From those conversations, I created a menu that showcased a variety of things I could do to assist teachers -- instructionally, professionally, or even personally. With that menu in hand, I really began the process of shifting from reading coach to instructional partner at my school. The Instructional Partners in my training group -- both face-to-face and in our online community -- had provided all the ideas and resources I needed to help me and my school fully embrace the partnership idea and make the shift.

The Work of an IP

When I provided teachers with a menu of support options, my professional world changed immediately. Upper grade teachers were asking for help with writing, or asking to observe other experts in our school. I was a first grade teacher before becoming a reading coach. In the past, I'd avoided sixth grade teachers and classrooms like the plague. Yet some of my best partnering in my first IP year was in sixth grade. I worked alongside the reading teacher and the writing teacher. As a sixth grade group, we collaborated with our special education teachers on how to develop lessons that were truly differentiated.

In fact, with my 24/7 access to our Pilot IP collaborative group (through our Ning community), I was able to provide ideas and resources to upper grade teachers more frequently than ever before. I even worked with upper grade math teachers!! Imagine my surprise (and the teachers as well) as I partnered to model or observe math lessons in third, fourth, and fifth grade. Talk about stepping out of my comfort zone!

As this past year progressed, I took on new responsibilities in my school. Earlier I alluded to my hesitancy with anything techie; however, I agreed to partner with the technology showcase committee. Each year, our district showcases students' and teachers' work with technology and project based learning. I accepted responsibility for supporting our technology showcase competition team.

This team of sixth graders developed a PowerPoint highlighting our school as the best school in Talladega County. The team presented to a panel of judges at the showcase and won second place! As a special treat, I prepped the team to present to the ABPC Powerful Conversations schools visiting B.B. Comer Elementary for Instructional Rounds -- about 60 people in all. The competition team was also invited by our superintendent to present to a group of business owners from our community. I was a technophobe no more!

The Online IP Community Helped Me Grow

In my opinion, reflection is key to professional and personal growth. As a reading coach, I knew the power of teachers' reflection on their practice. However, in that role, it was my job to guide their professional learning and arrive at a set answer.

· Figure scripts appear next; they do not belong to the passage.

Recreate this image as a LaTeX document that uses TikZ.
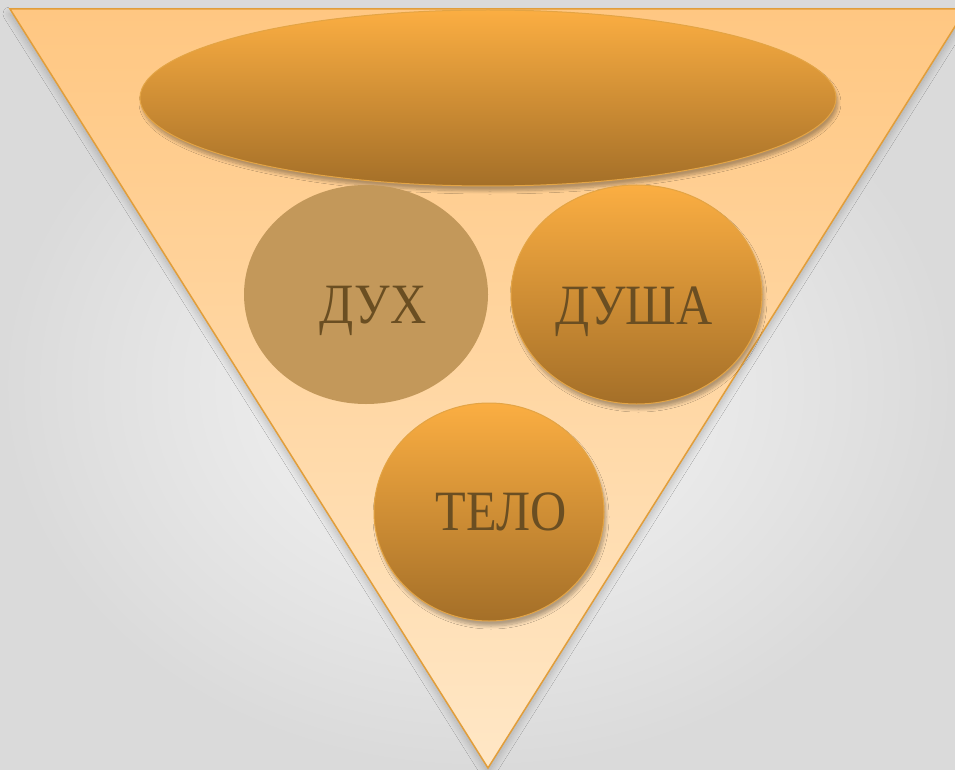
\documentclass[tikz,border=0pt]{standalone}
\usepackage{fontspec}
\setmainfont{Liberation Serif}
\newfontfamily\lblfont[FakeStretch=0.88]{Liberation Serif}
\usetikzlibrary{shapes.geometric,shadows.blur}
\definecolor{bgin}{HTML}{F8F8F8}
\definecolor{bgout}{HTML}{DADADA}
\definecolor{tritop}{HTML}{FFC782}
\definecolor{tribot}{HTML}{FFE7C6}
\definecolor{triline}{HTML}{E29E3A}
\definecolor{balltop}{HTML}{FBAE42}
\definecolor{ballbot}{HTML}{A46F28}
\definecolor{ballline}{HTML}{E3A445}
\definecolor{flatfill}{HTML}{C3985A}
\definecolor{txt}{HTML}{6A4E22}
\tikzset{
  ball/.style={ellipse, draw=ballline, line width=1pt, top color=balltop, bottom color=ballbot,
    blur shadow={shadow xshift=2pt, shadow yshift=-5pt, shadow blur radius=3pt, shadow blur steps=8, shadow opacity=30}},
  flatball/.style={ellipse, fill=flatfill},
  lbl/.style={text=txt, font=\lblfont\fontsize{57}{60}\selectfont, inner sep=0pt, anchor=base}
}
\begin{document}
\begin{tikzpicture}[x=1pt,y=-1pt]
\useasboundingbox (0,0) rectangle (955,770);
\shade[inner color=bgin, outer color=bgout] (0,0) rectangle (955,770);
% triangle
\coordinate (tl) at (10,9);
\coordinate (tr) at (966,9);
\coordinate (ap) at (488,768);
\fill[top color=tritop, bottom color=tribot,
  blur shadow={shadow xshift=0pt, shadow yshift=-5pt, shadow blur radius=7pt, shadow blur steps=12, shadow opacity=22}]
  (tl) -- (tr) -- (ap) -- cycle;
\draw[triline, line width=1.5pt, line join=miter] (tl) -- (tr) -- (ap) -- cycle;
% top ellipse
\node[ball, minimum width=696pt, minimum height=176pt, inner sep=0pt] (top) at (488,98) {};
% spirit
\node[flatball, minimum width=244pt, minimum height=219pt, inner sep=0pt] (dukh) at (366,294.5) {};
% soul
\node[ball, minimum width=251pt, minimum height=219pt, inner sep=0pt] (dusha) at (636.5,294.5) {};
% body
\node[ball, minimum width=230pt, minimum height=218pt, inner sep=0pt] (telo) at (489,512) {};
% labels
\node[lbl] (tdukh) at (373,323) {ДУХ};
\node[lbl] (tdusha) at (634,324) {ДУША};
\node[lbl] (ttelo) at (501,530) {ТЕЛО};
\end{tikzpicture}
\end{document}
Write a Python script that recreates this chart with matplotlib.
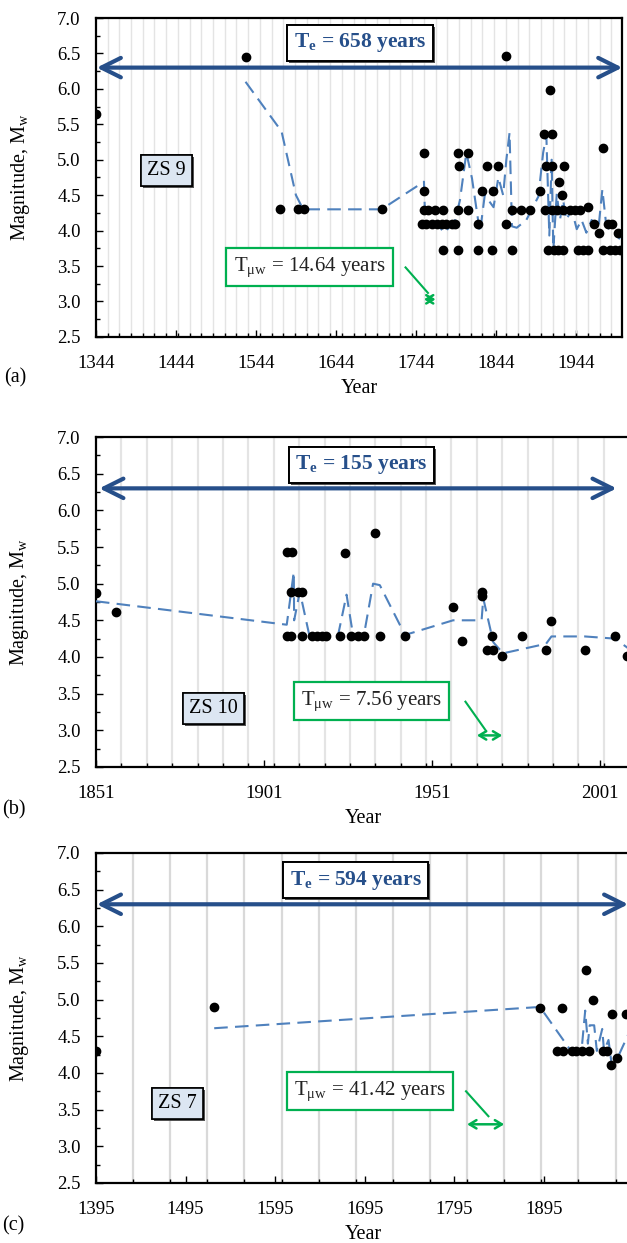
import numpy as np
import matplotlib.pyplot as plt
import matplotlib.patheffects as pe
from matplotlib.ticker import MultipleLocator, FixedLocator

plt.rcParams['font.family'] = ['Liberation Serif', 'DejaVu Serif']
plt.rcParams['mathtext.fontset'] = 'custom'
plt.rcParams['mathtext.rm'] = 'Liberation Serif'
plt.rcParams['mathtext.it'] = 'Liberation Serif:italic'
plt.rcParams['mathtext.bf'] = 'Liberation Serif:bold'

# Zona sismica 9: sismos (año, magnitud)
anios_zs9 = [1344, 1531, 1574, 1597, 1604, 1701,
             1754, 1754, 1754, 1759, 1768, 1778,
             1752, 1757, 1764, 1770, 1776, 1782, 1789, 1793,
             1778, 1797, 1797, 1809, 1798, 1797, 1809,
             1821, 1821, 1839, 1827, 1840, 1833, 1846,
             1857, 1857, 1864, 1864, 1875, 1887,
             1899, 1904, 1914, 1911.5, 1906, 1914, 1929, 1923, 1926,
             1905, 1914, 1920, 1928, 1936, 1943, 1949, 1959,
             1909, 1916, 1922, 1928, 1947, 1953, 1959,
             1966, 1973, 1978, 1978, 1984, 1989, 1986, 1993, 1997, 1999, 2002]
mags_zs9 = [5.65, 6.45, 4.3, 4.3, 4.3, 4.3,
            5.1, 4.56, 4.29, 4.29, 4.29, 4.29,
            4.09, 4.09, 4.09, 4.09, 4.09, 4.09, 4.09, 4.09,
            3.73, 3.73, 5.1, 5.1, 4.91, 4.29, 4.29,
            4.09, 3.73, 3.73, 4.56, 4.56, 4.91, 4.91,
            6.46, 4.09, 3.73, 4.29, 4.29, 4.29,
            4.56, 5.37, 5.37, 5.99, 4.91, 4.91, 4.91, 4.69, 4.5,
            4.29, 4.29, 4.29, 4.29, 4.29, 4.29, 4.29, 4.33,
            3.73, 3.73, 3.73, 3.73, 3.73, 3.73, 3.73,
            4.09, 3.97, 5.17, 3.73, 4.09, 4.09, 3.73, 3.73, 3.97, 3.73, 3.73]
anios_prom_zs9 = [1531, 1576, 1594, 1603, 1701, 1754, 1755, 1765, 1780, 1793,
                  1799, 1807, 1814, 1824, 1830, 1841, 1847, 1853, 1857, 1861,
                  1864, 1870, 1882, 1897, 1903, 1907, 1910.7, 1913.6, 1915.7, 1920,
                  1924, 1928, 1932, 1938.6, 1945, 1951, 1957, 1963.6, 1972, 1977,
                  1982, 1990.7, 1999]
mags_prom_zs9 = [6.1, 5.4, 4.5, 4.3, 4.3, 4.69, 4.33, 4.14, 3.97, 4.15,
                 4.43, 5.1, 4.74, 3.97, 4.5, 4.33, 4.75, 4.5, 5.0, 5.38,
                 4.06, 4.04, 4.15, 4.48, 5.1, 5.34, 3.93, 5.0, 3.73, 4.52,
                 4.15, 4.43, 4.15, 4.3, 4.02, 4.15, 3.97, 4.15, 4.02, 4.58,
                 4.06, 3.97, 3.88]

# Zona sismica 10
anios_zs10 = [1851, 1857, 1907.8, 1909.3, 1925.1, 1934,
              1909.2, 1911.1, 1912.2,
              1907.8, 1909, 1912.2, 1915.2, 1916.7, 1918.2, 1919.5, 1923.8,
              1926.8, 1928.9, 1930.7, 1935.7, 1943,
              1957.3, 1960.1, 1965.8, 1965.8, 1969, 1967.3, 1969.3, 1972,
              1977.9, 1985, 1986.6, 1996.5, 2005.5, 2009]
mags_zs10 = [4.87, 4.62, 5.43, 5.43, 5.42, 5.69,
             4.89, 4.89, 4.89,
             4.29, 4.29, 4.29, 4.29, 4.29, 4.29, 4.29, 4.29,
             4.29, 4.29, 4.29, 4.29, 4.29,
             4.68, 4.22, 4.89, 4.83, 4.29, 4.09, 4.09, 4.02,
             4.29, 4.09, 4.49, 4.09, 4.29, 4.02]
anios_prom_zs10 = [1851, 1907.8, 1909.9, 1910, 1911.7, 1914.5, 1923, 1925.6,
                   1927.6, 1930.7, 1933.5, 1935.5, 1943, 1957.3, 1965.8, 1966.3,
                   1969.3, 1972.2, 1985, 1986.6, 1996.5, 2005.5, 2010]
mags_prom_zs10 = [4.76, 4.44, 5.16, 4.5, 4.89, 4.3, 4.28, 4.85,
                  4.28, 4.28, 5.0, 4.98, 4.3, 4.5, 4.5, 4.8,
                  4.2, 4.05, 4.18, 4.28, 4.28, 4.25, 4.1]

# Zona sismica 7
anios_zs7 = [1395, 1527, 1890.5, 1914.7, 1942, 1949.3, 1970.5, 1987,
             1910, 1916, 1926, 1931, 1937, 1945, 1961, 1965,
             1970, 1977]
mags_zs7 = [4.3, 4.9, 4.89, 4.89, 5.4, 4.99, 4.8, 4.8,
            4.3, 4.3, 4.3, 4.3, 4.3, 4.3, 4.3, 4.3,
            4.11, 4.21]
anios_prom_zs7 = [1527, 1890.5, 1924, 1937, 1941, 1944, 1946, 1951, 1954,
                  1960, 1962, 1967, 1970.5, 1975, 1990]
mags_prom_zs7 = [4.61, 4.9, 4.32, 4.32, 4.85, 4.4, 4.65, 4.65, 4.3,
                 4.6, 4.3, 4.45, 4.12, 4.15, 4.55]

# Periodo total y periodo de retorno medio de cada zona
te_zonas = [658, 155, 594]
tmu_zonas = [14.64, 7.56, 41.42]

AZUL_OSCURO = '#264f8a'
AZUL_LINEA = '#4f81bd'
VERDE = '#00b050'


def sombra(caja):
    caja.set_path_effects([pe.withSimplePatchShadow(offset=(1.5, -1.5), shadow_rgbFace='0.25', alpha=0.9),
                           pe.Normal()])


def graficar_zona(ax, anios, mags, anios_prom, mags_prom, inicio, te, tmu, x_max, paso_ticks,
                  etiqueta_zs, pos_zs, pos_te, pos_tmu, linea_tmu, k_flecha, y_flecha, letra):
    fin = inicio + te
    ax.set_xlim(inicio, x_max)
    ax.set_ylim(2.5, 7.0)

    # lineas verticales cada periodo de retorno medio
    rejilla = np.arange(inicio, x_max, tmu)
    ax.xaxis.set_minor_locator(FixedLocator(rejilla))
    if tmu < 20:
        ax.grid(which='minor', axis='x', color='#e4e4e4', lw=1.0 if tmu > 10 else 1.6, zorder=0)
    else:
        ax.grid(which='minor', axis='x', color='#d9d9d9', lw=1.6, zorder=0)
    ax.set_xticks(np.arange(inicio, x_max, paso_ticks))
    ax.yaxis.set_major_locator(MultipleLocator(0.5))
    ax.yaxis.set_minor_locator(MultipleLocator(0.25))
    ax.yaxis.set_major_formatter(plt.FormatStrFormatter('%.1f'))
    ax.tick_params(which='both', direction='in', labelsize=13.5)
    ax.tick_params(which='major', length=5, width=1)
    ax.tick_params(which='minor', length=3, width=1)
    ax.tick_params(axis='x', pad=13)
    ax.tick_params(axis='y', pad=11)
    for lado in ax.spines.values():
        lado.set_linewidth(1.6)

    ax.plot(anios_prom, mags_prom, color=AZUL_LINEA, lw=1.5, dashes=(6.5, 3.5), zorder=3)
    ax.plot(anios, mags, 'o', color='black', ms=6, zorder=4, clip_on=True)

    # flecha del periodo total
    ax.annotate('', xy=(fin, 6.3), xytext=(inicio + 1, 6.3),
                arrowprops=dict(arrowstyle='<->,head_length=0.7,head_width=0.35', color=AZUL_OSCURO,
                                lw=3, mutation_scale=20, shrinkA=0, shrinkB=0), zorder=5)
    t = ax.text(pos_te[0], pos_te[1], r'T$_\mathbf{e}$ = %d years' % te, ha='center', va='center',
                fontsize=15.5, fontweight='bold', color=AZUL_OSCURO, zorder=6,
                bbox=dict(boxstyle='square,pad=0.3', fc='white', ec='black', lw=1.4))
    sombra(t.get_bbox_patch())

    # caja con el periodo de retorno medio
    ax.text(pos_tmu[0], pos_tmu[1], r'T$_\mathregular{\mu w}$ = %.2f years' % tmu, ha='center', va='center',
            fontsize=15, color='#222222', zorder=6,
            bbox=dict(boxstyle='square,pad=0.35', fc='white', ec=VERDE, lw=1.6))
    ax.plot([linea_tmu[0], linea_tmu[2]], [linea_tmu[1], linea_tmu[3]], color=VERDE, lw=1.5, zorder=5)
    x0 = inicio + k_flecha * tmu
    ax.annotate('', xy=(x0 + tmu, y_flecha), xytext=(x0, y_flecha),
                arrowprops=dict(arrowstyle='<->,head_length=0.5,head_width=0.3', color=VERDE,
                                lw=1.8, mutation_scale=10, shrinkA=0, shrinkB=0), zorder=5)

    # etiqueta de la zona
    z = ax.text(pos_zs[0], pos_zs[1], etiqueta_zs, ha='center', va='center', fontsize=14.5, zorder=6,
                bbox=dict(boxstyle='square,pad=0.3', fc='#dce6f2', ec='black', lw=1.2))
    sombra(z.get_bbox_patch())

    ax.set_ylabel(r'Magnitude, M$_\mathregular{w}$', fontsize=14.5)
    ax.yaxis.set_label_coords(-0.122, 0.5)
    ax.set_xlabel('Year', fontsize=14.5, labelpad=5)
    ax.text(-0.175, -0.13, letra, transform=ax.transAxes, fontsize=14.5, ha='left', va='center')


fig = plt.figure(figsize=(6.27, 12.43), dpi=100)

ax_a = fig.add_axes([0.153, 0.729, 0.8396, 0.2565])
graficar_zona(ax_a, anios_zs9, mags_zs9, anios_prom_zs9, mags_prom_zs9, 1344, te_zonas[0], tmu_zonas[0],
              2002, 100, 'ZS 9', (1432, 4.85), (1674, 6.65), (1611, 3.48),
              (1731, 3.48, 1759, 3.12), 28, 3.03, '(a)')

ax_b = fig.add_axes([0.153, 0.383, 0.8519, 0.2654])
graficar_zona(ax_b, anios_zs10, mags_zs10, anios_prom_zs10, mags_prom_zs10, 1851, te_zonas[1], tmu_zonas[1],
              2010, 50, 'ZS 10', (1886, 3.3), (1930, 6.62), (1933, 3.4),
              (1961, 3.39, 1967, 3.0), 15, 2.93, '(b)')

ax_c = fig.add_axes([0.153, 0.0483, 0.8518, 0.2655])
graficar_zona(ax_c, anios_zs7, mags_zs7, anios_prom_zs7, mags_prom_zs7, 1395, te_zonas[2], tmu_zonas[2],
              1991, 100, 'ZS 7', (1486, 3.58), (1685, 6.63), (1701, 3.75),
              (1808, 3.75, 1833, 3.41), 10, 3.3, '(c)')

fig.savefig('out.png', dpi=100)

I was not skilled yet in thinking deeply and collaboratively, as instructional partners are expected to do. During our IP Pilot year, we were asked to reflect on our work each week, via the Ning private online space. Through this experience, I found myself developing my ability to routinely reflect on my thinking processes, my daily work with teachers, and the happenings at Comer Elementary. I even began to develop confidence in expressing my thinking and ideas.

I found myself asking teachers, "Well, what do you think?"

Before the IP Pilot experience and all we learned there, I would have simply provided my answers to their questions. What I have learned through truly partnering with teachers this past school year is that it isn't about my answers, but the answers that we develop together.